No one starts by seeing layers.
At first, you see:
- People
- Moments
- Gestures
- Light
With practice, you begin to see:
- Relationships
- Separation
- Backgrounds as stages
- Foregrounds as anchors
Training your eye means moving from objects to structure.
Slowing down is the first step

Fast movement creates shallow seeing.
To train your eye:
- Walk slower
- Stop more often
- Stand still
- Watch longer than feels comfortable
Stillness sharpens perception.
Layering reveals itself to photographers who linger.
Scan scenes in layers, not subjects

Instead of looking for people, scan scenes in planes.
Ask yourself:
- What could be a strong background here?
- Where could a foreground enter?
- How might these elements relate?
This shifts attention from reaction to construction.
Repetition accelerates perception
Training the eye happens faster in familiar places.
Repetition teaches you to:
- Recognize structure quickly
- Anticipate alignment
- Sense when layers are forming
Over time, your eye begins to predict before the moment arrives.
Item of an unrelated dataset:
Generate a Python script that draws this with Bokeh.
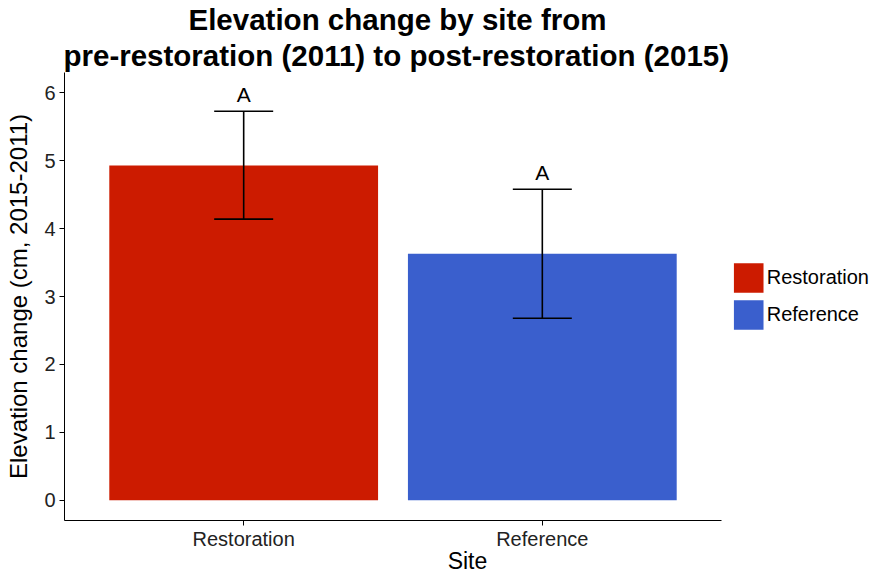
from bokeh.plotting import figure
from bokeh.models import (ColumnDataSource, Range1d, Whisker, TeeHead,
                          FixedTicker, Title, Legend, LegendItem)
from bokeh.core.properties import value
from bokeh.transform import dodge
from bokeh.embed import file_html
from bokeh.resources import INLINE

# ---- data ----
sites = ["Restoration", "Reference"]
change = [4.93, 3.63]
lower = [4.14, 2.68]
upper = [5.73, 4.58]
letters = ["A", "A"]
colors = ["#CC1B00", "#3A5FCD"]
y_ticks = [0, 1, 2, 3, 4, 5, 6]

FONT = "Liberation Sans"

# categorical positions 1..n (discrete scale), labels come from `sites`
xpos = [i + 1 for i in range(len(sites))]
src = ColumnDataSource(dict(x=xpos, site=sites, change=change, lower=lower, upper=upper,
                            letters=letters, color=colors))

W, H = 870, 576
BL, BR = 64, 0
frame_w = W - BL - BR
axis_w = 657  # pixel width of the plotting area (axis line) in the reference
x_lo, x_hi = 0.4, len(sites) + 0.6
x_end = x_lo + (x_hi - x_lo) * frame_w / axis_w

p = figure(width=W, height=H, output_backend="svg", toolbar_location=None,
           x_range=Range1d(x_lo, x_end),
           y_range=Range1d(-0.3, 6.3),
           min_border_left=BL, min_border_right=BR, min_border_top=68,
           min_border_bottom=45, background_fill_color="white",
           border_fill_color="white", outline_line_color=None)

bars = p.vbar(x="x", top="change", bottom=0, width=0.9, source=src,
              fill_color="color", line_color=None)

wh = Whisker(base="x", upper="upper", lower="lower", source=src, dimension="height",
             line_color="black", line_width=1.6, level="overlay",
             upper_head=TeeHead(size=59, line_color="black", line_width=1.6),
             lower_head=TeeHead(size=59, line_color="black", line_width=1.6))
p.add_layout(wh)

p.text(x="x", y=dodge("upper", 0.25), text="letters", source=src,
       text_align="center", text_baseline="middle", text_color="black",
       text_font=value(FONT), text_font_size="21px")

# titles (second line first, then first line on top); centred over the axis area
p.add_layout(Title(text="pre-restoration (2011) to post-restoration (2015)", align="left",
                   offset=-1, text_font=FONT, text_font_size="29.5px",
                   text_font_style="bold", text_color="black", standoff=2), "above")
p.add_layout(Title(text="Elevation change by site from", align="left",
                   offset=124, text_font=FONT, text_font_size="29.5px",
                   text_font_style="bold", text_color="black", standoff=0), "above")

p.xgrid.grid_line_color = None
p.ygrid.grid_line_color = None

for ax in (p.xaxis[0], p.yaxis[0]):
    ax.axis_line_color = "black"
    ax.axis_line_width = 1
    ax.major_tick_line_color = "black"
    ax.major_tick_out = 5
    ax.major_tick_in = 0
    ax.minor_tick_line_color = None
    ax.major_label_text_font = FONT
    ax.major_label_text_font_size = "20px"
    ax.major_label_text_color = "#222222"
    ax.axis_label_text_font = FONT
    ax.axis_label_text_font_size = "23px"
    ax.axis_label_text_font_style = "normal"
    ax.axis_label_text_color = "black"
    ax.major_label_standoff = 4

p.xaxis.bounds = (x_lo, x_hi)
p.xaxis.ticker = FixedTicker(ticks=xpos)
p.xaxis.major_label_overrides = {x: s for x, s in zip(xpos, sites)}
p.xaxis.axis_label = "Site"
p.xaxis.axis_label_standoff = -5
p.xaxis.major_label_standoff = 2
p.yaxis.axis_label = "Elevation change (cm, 2015-2011)"
p.yaxis.axis_label_text_font_size = "24px"
p.yaxis.axis_label_standoff = 9
p.yaxis.ticker = FixedTicker(ticks=y_ticks)

legend = Legend(items=[LegendItem(label=s, renderers=[bars], index=i) for i, s in enumerate(sites)],
                location="right", glyph_width=37, glyph_height=37, spacing=0,
                padding=0, margin=1, border_line_color=None, background_fill_alpha=0,
                label_text_font=FONT, label_text_font_size="20px", label_standoff=0,
                label_text_color="black")
p.add_layout(legend)

open("out.html", "w").write(file_html(p, INLINE))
Light trains the eye faster than content

Light simplifies complexity.
When training your eye:
- Look for strong light first
- Observe where shadows fall
- Notice how light separates forms
Light reveals structure even when nothing is happening.
This is one of the fastest ways to build layered vision.
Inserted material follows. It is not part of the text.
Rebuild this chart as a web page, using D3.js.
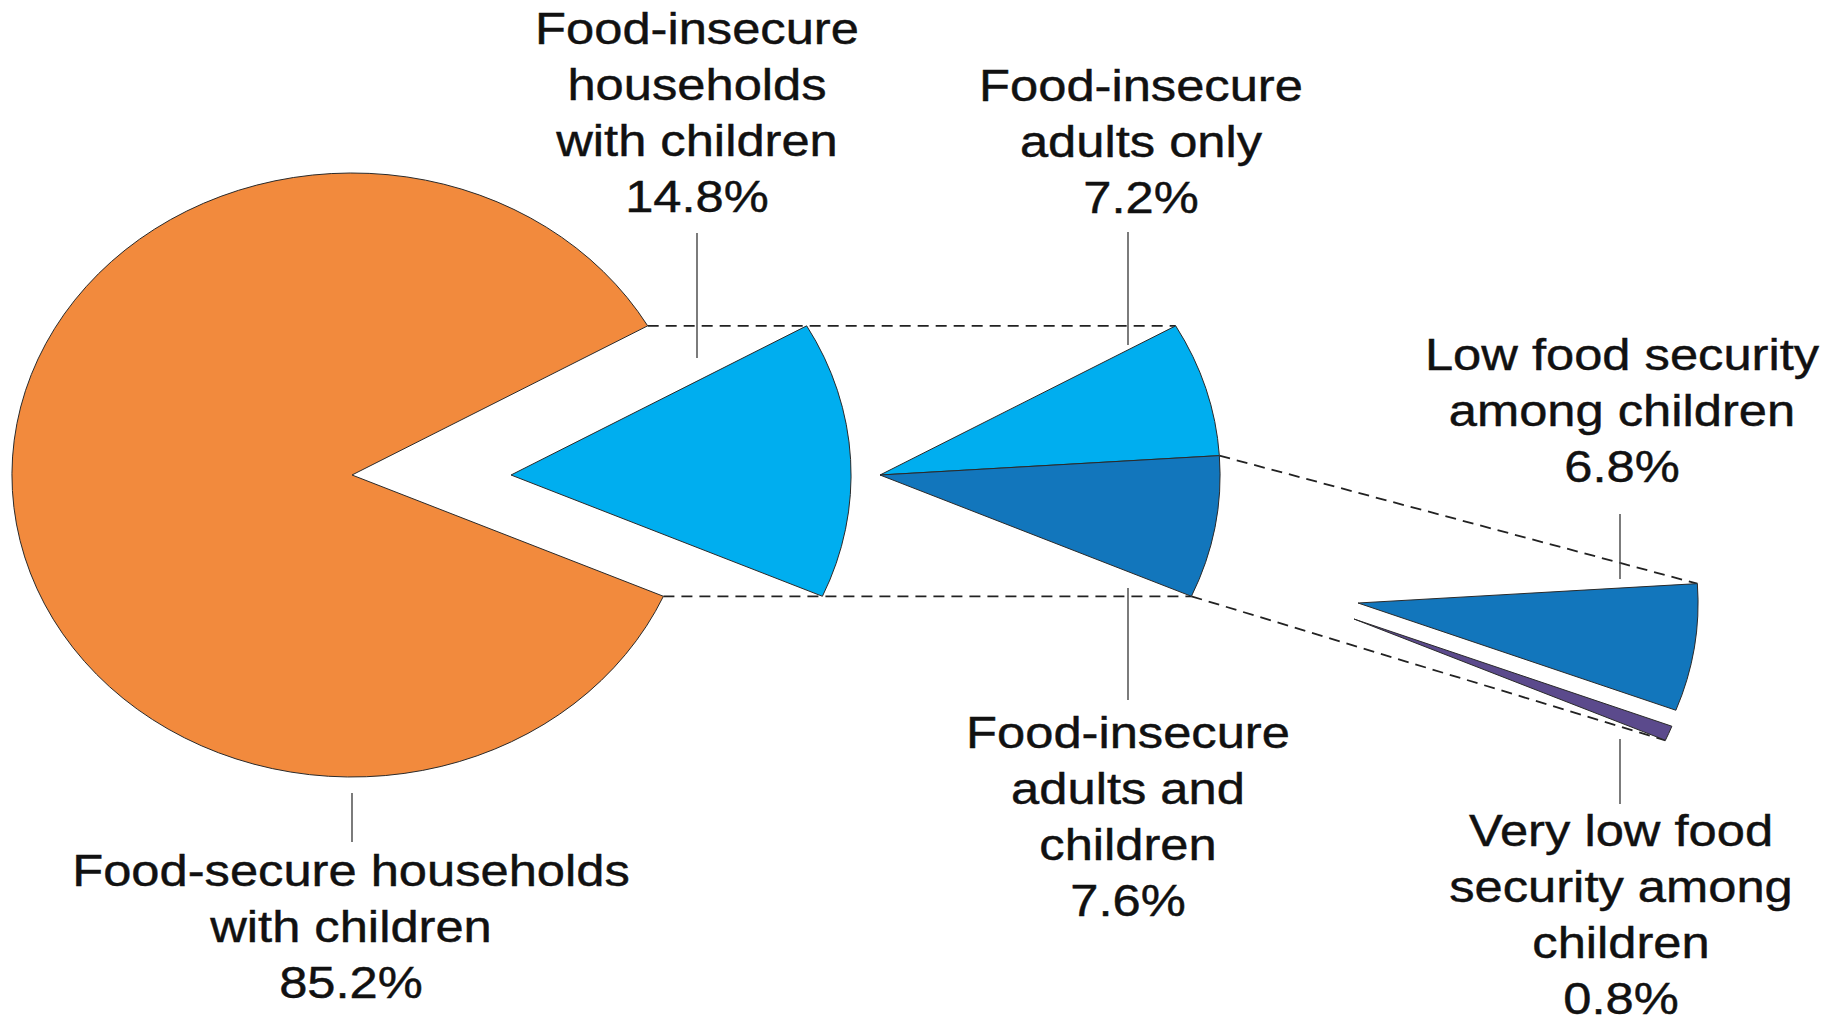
<!DOCTYPE html>
<html>
<head>
<meta charset="utf-8">
<script src="https://cdn.jsdelivr.net/npm/d3@7"></script>
<style>
    body{margin:0;background:#fff}
    svg{display:block}
    text{font-family:'Liberation Sans',Arial,Helvetica,sans-serif;fill:#111;stroke:#111;stroke-width:0.45}
</style>
</head>
<body>
<script>
// data
const householdNames = ['Food-secure households\nwith children', 'Food-insecure\nhouseholds\nwith children']
const householdValues = [85.2, 14.8]

const insecureNames = ['Food-insecure\nadults only', 'Food-insecure\nadults and\nchildren']
const insecureValues = [7.2, 7.6]

const childNames = ['Low food security\namong children', 'Very low food\nsecurity among\nchildren']
const childValues = [6.8, 0.8]

const colors = {
    secure: '#f28a3d',
    insecure: '#00aeef',
    adultsChildren: '#1276bc',
    veryLow: '#5b4a8c'
}

// sizes
const sizeOfSVG = {width: 1839, height: 1024}
const R = 302          // pie radius
const sx = 1.126       // the drawing is a little wider than tall
const fontSize = 45
const lineHeight = 56

const svg = d3.select('body')
    .append('svg')
    .attr('width', sizeOfSVG.width)
    .attr('height', sizeOfSVG.height)

// percent -> angle
const angle = d3.scaleLinear().domain([0, 100]).range([0, 2 * Math.PI])
const a0 = 60.4 * Math.PI / 180               // upper edge of the insecure slice
const a1 = a0 + angle(insecureValues[0])      // upper edge of adults-and-children slice

const arc = d3.arc().innerRadius(0).outerRadius(R)

// pie centres
const cSecure = [352, 475]
const cInsecure = [511, 475]
const cSplit = [880, 475]
const cChild = [1358, 603]
const veryLowShift = [-4, 16]

const tip = (c, a) => [c[0] + sx * R * Math.sin(a), c[1] - R * Math.cos(a)]

// pies
const pieTop = d3.pie().sort(null).value(d => d)
    .startAngle(a0 + angle(householdValues[1]))
    .endAngle(a0 + angle(householdValues[1]) + 2 * Math.PI)(householdValues)

const pieSplit = d3.pie().sort(null).value(d => d)
    .startAngle(a0)
    .endAngle(a0 + angle(householdValues[1]))(insecureValues)

const pieChild = d3.pie().sort(null).value(d => d)
    .startAngle(a1)
    .endAngle(a1 + angle(insecureValues[1]))(childValues)

// dashed connectors
const veryLowEnd = tip([cChild[0] + veryLowShift[0], cChild[1] + veryLowShift[1]], pieChild[1].endAngle)
const connectors = [
    [tip(cSecure, a0), tip(cSplit, a0)],
    [tip(cSecure, a0 + angle(householdValues[1])), tip(cSplit, a0 + angle(householdValues[1]))],
    [tip(cSplit, a1), tip(cChild, a1)],
    [tip(cSplit, pieSplit[1].endAngle), veryLowEnd]
]

svg.selectAll('line.connector')
    .data(connectors)
    .enter()
    .append('line')
    .attr('class', 'connector')
    .attr('x1', d => d[0][0])
    .attr('y1', d => d[0][1])
    .attr('x2', d => d[1][0])
    .attr('y2', d => d[1][1])
    .attr('stroke', '#222')
    .attr('stroke-width', 1.8)
    .attr('stroke-dasharray', '11,7')

const drawSlice = (d, c, fill) => {
    svg.append('path')
        .attr('d', arc(d))
        .attr('transform', `translate(${c[0]},${c[1]}) scale(${sx},1)`)
        .attr('fill', fill)
        .attr('stroke', '#2a2a2a')
        .attr('stroke-width', 1)
        .attr('vector-effect', 'non-scaling-stroke')
}

drawSlice(pieTop[0], cSecure, colors.secure)
drawSlice(pieTop[1], cInsecure, colors.insecure)
drawSlice(pieSplit[0], cSplit, colors.insecure)
drawSlice(pieSplit[1], cSplit, colors.adultsChildren)
drawSlice(pieChild[0], cChild, colors.adultsChildren)
drawSlice(pieChild[1], [cChild[0] + veryLowShift[0], cChild[1] + veryLowShift[1]], colors.veryLow)

// labels
const fmt = v => d3.format('.1f')(v) + '%'
const labels = [
    {name: householdNames[0], value: householdValues[0], x: 351, y: 886, lx: 352, leader: [793, 842]},
    {name: householdNames[1], value: householdValues[1], x: 697, y: 44, lx: 697, leader: [233, 358]},
    {name: insecureNames[0], value: insecureValues[0], x: 1141, y: 101, lx: 1128, leader: [232, 345]},
    {name: insecureNames[1], value: insecureValues[1], x: 1128, y: 748, lx: 1128, leader: [588, 700]},
    {name: childNames[0], value: childValues[0], x: 1622, y: 370, lx: 1620, leader: [514, 579]},
    {name: childNames[1], value: childValues[1], x: 1621, y: 846, lx: 1620, leader: [739, 804]}
]

labels.forEach(l => {
    const lines = l.name.split('\n').concat([fmt(l.value)])
    lines.forEach((t, i) => {
        svg.append('text')
            .attr('text-anchor', 'middle')
            .attr('font-size', fontSize)
            .attr('transform', `translate(${l.x},${l.y + i * lineHeight}) scale(${sx},1)`)
            .text(t)
    })
    svg.append('line')
        .attr('x1', l.lx)
        .attr('x2', l.lx)
        .attr('y1', l.leader[0])
        .attr('y2', l.leader[1])
        .attr('stroke', '#444')
        .attr('stroke-width', 1.4)
})
</script>
</body>
</html>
Learn to see before shooting
A trained eye often knows a photograph is possible before lifting the camera.
This comes from:
- Pattern recognition
- Familiarity with space
- Confidence in positioning
The camera becomes confirmation, not discovery.
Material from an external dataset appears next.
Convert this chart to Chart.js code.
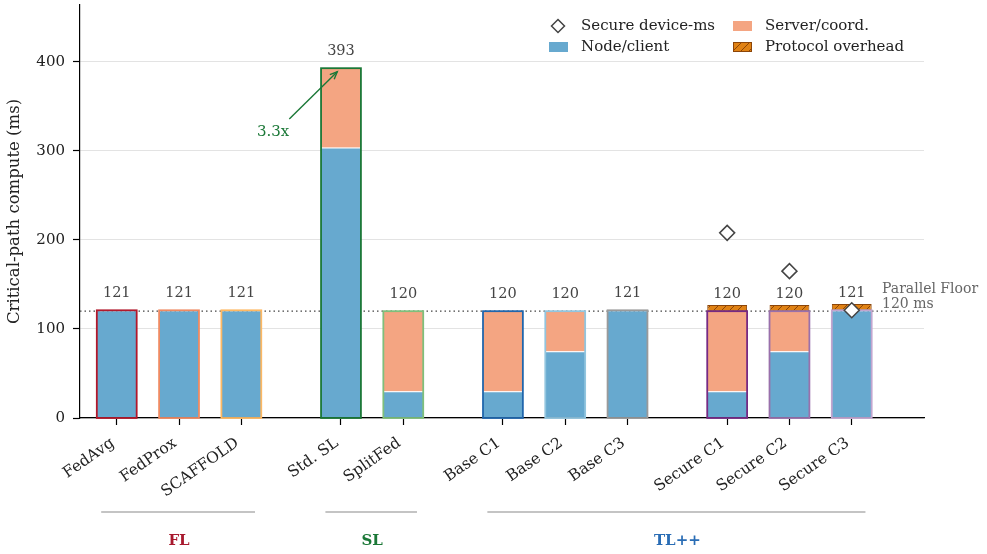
<!DOCTYPE html>
<html>
<head>
<meta charset="utf-8">
<script src="https://cdn.jsdelivr.net/npm/chart.js@4.4.1/dist/chart.umd.min.js"></script>
<style>
  html, body { margin: 0; padding: 0; background: #fff; }
  #wrap { width: 987px; height: 554px; }
</style>
</head>
<body>
<div id="wrap"><canvas id="c" width="987" height="554"></canvas></div>
<script>
// Methods and their slot on the x axis (groups separated by a wider gap)
const methods = ['FedAvg', 'FedProx', 'SCAFFOLD', 'Std. SL', 'SplitFed',
                 'Base C1', 'Base C2', 'Base C3', 'Secure C1', 'Secure C2', 'Secure C3'];
const slots = [0, 1, 2, 3.6, 4.6, 6.2, 7.2, 8.2, 9.8, 10.8, 11.8];

// Critical-path compute per method (ms)
const nodeMs     = [121, 121, 121, 304, 30, 30, 75, 121, 30, 75, 121];
const serverMs   = [0, 0, 0, 89, 90, 90, 45, 0, 90, 45, 0];
const overheadMs = [0, 0, 0, 0, 0, 0, 0, 0, 7, 7, 7];
const secureDeviceMs = [null, null, null, null, null, null, null, null, 208, 165, 121];

const yTicks = [0, 100, 200, 300, 400];
const floorMs = 120;
const speedupText = '3.3x';

const groupNames   = ['FL', 'SL', 'TL++'];
const groupFirst   = [0, 3, 5];
const groupLast    = [2, 4, 10];

// styling
const edgeColors = ['#b2182b', '#ef8a62', '#fdb863', '#1b7837', '#7fbf7b',
                    '#2166ac', '#92c5de', '#9a9a9a', '#762a83', '#9970ab', '#c2a5cf'];
const groupColors = ['#a8192e', '#1b7837', '#2a6db5'];
const NODE = '#67a9cf', SERVER = '#f4a582', OVER = '#e08214', OVER_EDGE = '#8c4508';
const SERIF = "'DejaVu Serif', serif";
const INK = '#222';

function hatch() {
  const s = 8, c = document.createElement('canvas');
  c.width = s; c.height = s;
  const g = c.getContext('2d');
  g.fillStyle = OVER; g.fillRect(0, 0, s, s);
  g.strokeStyle = OVER_EDGE; g.lineWidth = 1;
  g.beginPath();
  g.moveTo(0, s); g.lineTo(s, 0);
  g.moveTo(-s / 2, s / 2); g.lineTo(s / 2, -s / 2);
  g.moveTo(s / 2, s * 1.5); g.lineTo(s * 1.5, s / 2);
  g.stroke();
  return g.createPattern(c, 'repeat');
}
const hatchFill = hatch();

const pts = (vals) => slots.map((x, i) => ({ x, y: vals[i] })).filter(p => p.y !== null && p.y > 0);
const totals = nodeMs.map((v, i) => v + serverMs[i]);

const NODE_DS = 1;

const decor = {
  id: 'decor',
  beforeDraw(chart) {
    const { ctx } = chart;
    ctx.save(); ctx.fillStyle = '#fff'; ctx.fillRect(0, 0, chart.width, chart.height); ctx.restore();
  },
  beforeDatasetsDraw(chart) {
    const { ctx, chartArea: a, scales: { y } } = chart;
    const py = y.getPixelForValue(floorMs);
    ctx.save();
    ctx.strokeStyle = '#444'; ctx.lineWidth = 1.3; ctx.setLineDash([1.5, 3]);
    ctx.beginPath(); ctx.moveTo(a.left, py); ctx.lineTo(a.right, py); ctx.stroke();
    ctx.restore();
  },
  afterDatasetDraw(chart, args) {
    if (args.index !== NODE_DS) return;
    const { ctx, scales: { y } } = chart;
    const meta = chart.getDatasetMeta(NODE_DS);
    ctx.save();
    ctx.lineWidth = 1.8;
    meta.data.forEach((el, i) => {
      const top = y.getPixelForValue(totals[i]);
      const bot = y.getPixelForValue(0);
      ctx.strokeStyle = edgeColors[i];
      ctx.strokeRect(el.x - el.width / 2, top, el.width, bot - top);
    });
    ctx.restore();
  },
  afterDraw(chart) {
    const { ctx, chartArea: a, scales: { x, y } } = chart;
    const meta = chart.getDatasetMeta(NODE_DS);
    ctx.save();

    // totals above bars
    ctx.font = `14.5px ${SERIF}`; ctx.fillStyle = '#444';
    ctx.textAlign = 'center'; ctx.textBaseline = 'middle';
    meta.data.forEach((el, i) => {
      ctx.fillText(String(totals[i]), el.x, y.getPixelForValue(totals[i]) - 17);
    });

    // floor note
    ctx.font = `14px ${SERIF}`; ctx.fillStyle = '#666'; ctx.textAlign = 'left';
    ctx.fillText('Parallel Floor', a.right - 42, 289);
    ctx.fillText(`${floorMs} ms`, a.right - 42, 304);

    // speed-up arrow to Std. SL
    const green = '#1b7837';
    const hx = x.getPixelForValue(3.54), hy = y.getPixelForValue(389);
    const tx = x.getPixelForValue(2.77), ty = y.getPixelForValue(336);
    ctx.strokeStyle = green; ctx.fillStyle = green; ctx.lineWidth = 1.4;
    ctx.beginPath(); ctx.moveTo(tx, ty); ctx.lineTo(hx, hy); ctx.stroke();
    const ang = Math.atan2(hy - ty, hx - tx), L = 8;
    ctx.beginPath();
    ctx.moveTo(hx - L * Math.cos(ang - 0.4), hy - L * Math.sin(ang - 0.4));
    ctx.lineTo(hx, hy);
    ctx.lineTo(hx - L * Math.cos(ang + 0.4), hy - L * Math.sin(ang + 0.4));
    ctx.stroke();
    ctx.font = `15px ${SERIF}`; ctx.textAlign = 'center'; ctx.textBaseline = 'middle';
    ctx.fillText(speedupText, x.getPixelForValue(2.51), y.getPixelForValue(321));

    // group brackets
    groupNames.forEach((g, k) => {
      const x0 = x.getPixelForValue(slots[groupFirst[k]] - 0.25);
      const x1 = x.getPixelForValue(slots[groupLast[k]] + 0.22);
      ctx.strokeStyle = '#8a8a8a'; ctx.lineWidth = 1.2;
      ctx.beginPath(); ctx.moveTo(x0, 512); ctx.lineTo(x1, 512); ctx.stroke();
      ctx.font = `bold 15px ${SERIF}`; ctx.fillStyle = groupColors[k];
      ctx.fillText(g, (x.getPixelForValue(slots[groupFirst[k]]) + x.getPixelForValue(slots[groupLast[k]])) / 2, 541);
    });

    // legend
    ctx.font = `15px ${SERIF}`; ctx.fillStyle = INK; ctx.textAlign = 'left'; ctx.textBaseline = 'middle';
    const r1 = 26, r2 = 47;
    ctx.strokeStyle = '#444'; ctx.lineWidth = 1.5; ctx.fillStyle = '#fff';
    ctx.beginPath();
    ctx.moveTo(558, r1 - 6.5); ctx.lineTo(564.5, r1); ctx.lineTo(558, r1 + 6.5); ctx.lineTo(551.5, r1); ctx.closePath();
    ctx.fill(); ctx.stroke();
    ctx.fillStyle = NODE; ctx.fillRect(549, r2 - 5, 19, 10);
    ctx.fillStyle = SERVER; ctx.fillRect(733, r1 - 5, 19, 10);
    ctx.fillStyle = hatchFill; ctx.fillRect(733, r2 - 5, 19, 10);
    ctx.strokeStyle = OVER_EDGE; ctx.lineWidth = 1; ctx.strokeRect(733.5, r2 - 4.5, 18, 9);
    ctx.fillStyle = INK;
    ctx.fillText('Secure device-ms', 581, r1);
    ctx.fillText('Node/client', 581, r2);
    ctx.fillText('Server/coord.', 765, r1);
    ctx.fillText('Protocol overhead', 765, r2);

    ctx.restore();
  }
};

new Chart(document.getElementById('c'), {
  type: 'bar',
  data: {
    datasets: [
      {
        type: 'scatter', label: 'Secure device-ms', data: pts(secureDeviceMs),
        pointStyle: 'rectRot', pointRadius: 7.5, pointBackgroundColor: '#fff',
        pointBorderColor: '#444', pointBorderWidth: 1.5, showLine: false
      },
      {
        label: 'Node/client', data: pts(nodeMs), backgroundColor: NODE,
        borderColor: '#fff', borderWidth: { top: 1, left: 0, right: 0, bottom: 0 }, borderSkipped: 'start'
      },
      { label: 'Server/coord.', data: pts(serverMs), backgroundColor: SERVER, borderWidth: 0 },
      {
        label: 'Protocol overhead', data: pts(overheadMs), backgroundColor: hatchFill,
        borderColor: OVER_EDGE, borderWidth: 1, borderSkipped: false
      }
    ]
  },
  options: {
    responsive: false,
    animation: false,
    barPercentage: 0.64,
    categoryPercentage: 1,
    layout: { autoPadding: false, padding: { top: 5, right: 63, left: 0, bottom: 0 } },
    plugins: { legend: { display: false }, tooltip: { enabled: false } },
    scales: {
      x: {
        type: 'linear', min: -0.59, max: 12.96, stacked: true, offset: false,
        afterBuildTicks: s => { s.ticks = slots.map(v => ({ value: v })); },
        afterFit: s => { s.height = 136; s.paddingLeft = 0; s.paddingRight = 0; },
        ticks: {
          autoSkip: false, minRotation: 35, maxRotation: 35, padding: 9, labelOffset: -4,
          font: { family: SERIF, size: 15.5 }, color: INK,
          callback: (v, i) => methods[i]
        },
        grid: { offset: false, drawOnChartArea: false, drawTicks: true, tickLength: 7, tickColor: '#000', tickWidth: 1.2 },
        border: { color: '#000', width: 1.2 }
      },
      y: {
        min: 0, max: 464, stacked: true,
        afterBuildTicks: s => { s.ticks = yTicks.map(v => ({ value: v })); },
        afterFit: s => { s.width = 80; s.paddingTop = 0; s.paddingBottom = 0; },
        ticks: { padding: 8, font: { family: SERIF, size: 15, lineHeight: 0.6 }, color: INK },
        grid: { color: '#e3e3e3', lineWidth: 1, tickColor: '#000', tickLength: 7, tickWidth: 1.2 },
        border: { color: '#000', width: 1.2 },
        title: {
          display: true, text: 'Critical-path compute (ms)', color: INK,
          font: { family: SERIF, size: 16.5 }, padding: { top: 5, bottom: 0 }
        }
      }
    }
  },
  plugins: [decor]
});
</script>
</body>
</html>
Editing completes the training loop

Training doesn’t end on the street.
In editing:
- Study failures honestly
- Identify where layers collapse
- Notice repeated mistakes
Every weak image sharpens future perception.
Instinct is earned
Instinct is not guessing.
It is the result of:
- Repetition
- Observation
- Failure
- Reflection
As your eye trains, decisions become faster and calmer.
You stop thinking.
You start knowing.
The takeaway
Training your eye for layers is deliberate work.
Layered vision develops through:
- Slowing down
- Repetition
- Studying light
- Honest self-review
Eventually, layering stops feeling technical.
It becomes the natural way you see the world.